Tony Douglas, CEO of the Etihad Group, has cast doubt over whether the Airbus A380 will return to the skies for the Aub Dhabi-based carrier. The airline’s fleet has spent the past year grounded due to the pandemic.

Thanks to the Dubai-based airline Emirates, the giant Airbus A380 remains a common sight in the skies above the United Arab Emirates. With the airline still set to receive five new A380s, it isn’t going anywhere soon. However, the variety could soon drop if Etihad decides not to resume A380s flights. With every day that passes, the chances of the golden A380s returning look slimmer.

So what’s the latest on the Airbus A380?

It seems as though the Airbus A380’s remaining days in Etihad’s gold livery are numbered. According to local UAE publication The National, Etihad’s CEO, Tony Douglas said,

“We have now taken the strategic decision to park the A380s, I’m sure it’s very likely that we won’t see them operating with Etihad again.”

Etihad has a fleet of ten Airbus A380s. However, since the fleet was grounded, two-fifths have been relocated to Tarbes in France for long-term storage. While many planes are stored at the Tarmac Aerospace site, the company does have the facilities to scrap A380s. There is, however, no indication that any A380s from the airline are yet to be discarded.

No huge surprise

Douglas’s comments shouldn’t come as a huge surprise. We already knew that there was a fair chance the aircraft may not return following a previous podcast episode released by the airline. Etihad would not be alone if it didn’t reactivate the A380. While Air France remains the only aircraft to have scrapped its entire fleet, some other airlines look to be following.

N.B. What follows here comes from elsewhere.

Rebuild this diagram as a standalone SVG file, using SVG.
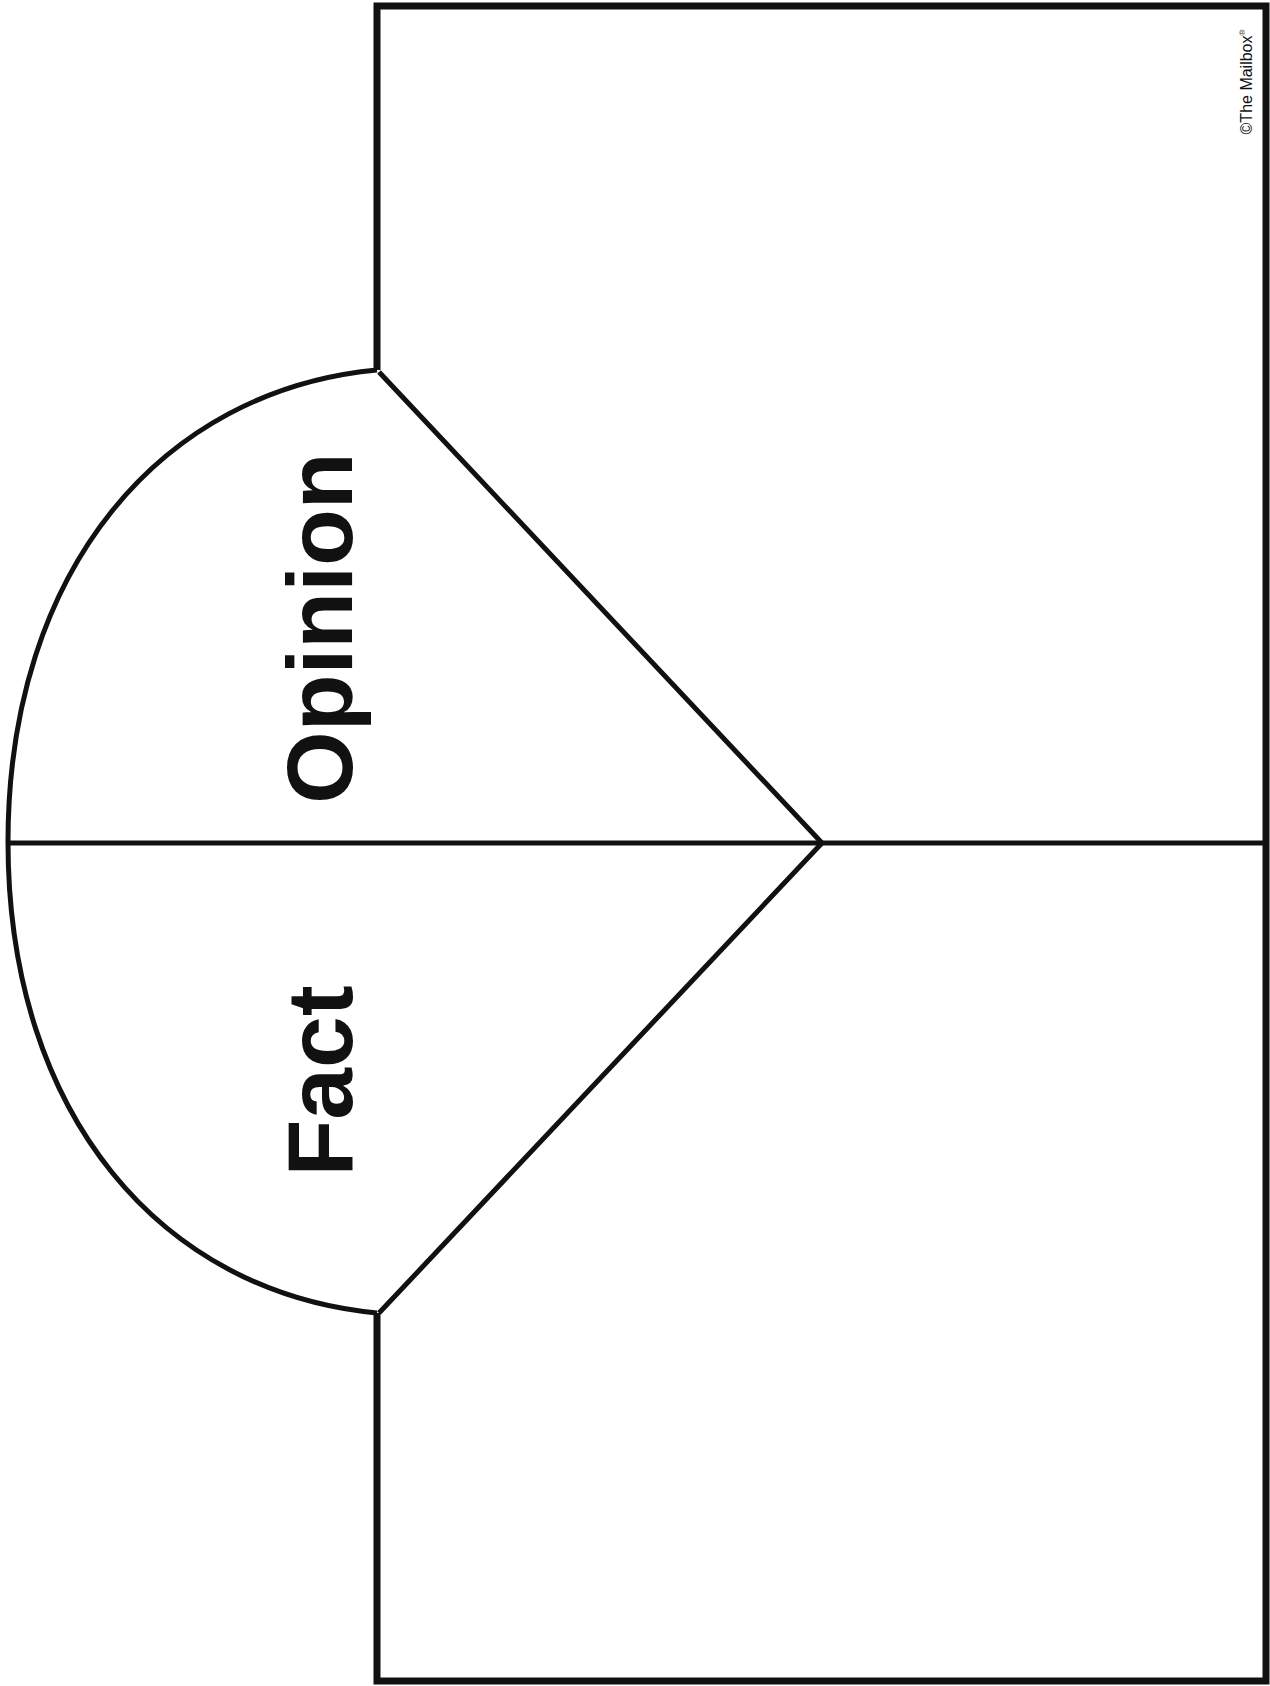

Indeed, just last week, Simple Flying reported that it looks increasingly unlikely that any of Lufthansa’s A380s will return. Even some of those that are retaining the aircraft have decreased their fleets. Singapore Airlines has been reasonably clear that it intends to resume flights with the Airbus A380. However, only a dozen aircraft will return, with the airline announcing last year that it will scrap the remainder.

Released at the wrong time

Fundamentally, the Airbus A380 seems to have been released at the wrong time. Today, the emphasis with fleets is on cleaner twin jets. Indeed, Air France had already announced the fleet’s impending retirement before the COVID-19 crisis came about. The pandemic simply sped the airline’s process along.

However, it’s not all bad news. Given that Emirates won’t take its last A380 until next year, it is currently looking to fly the type into the mid-2030s.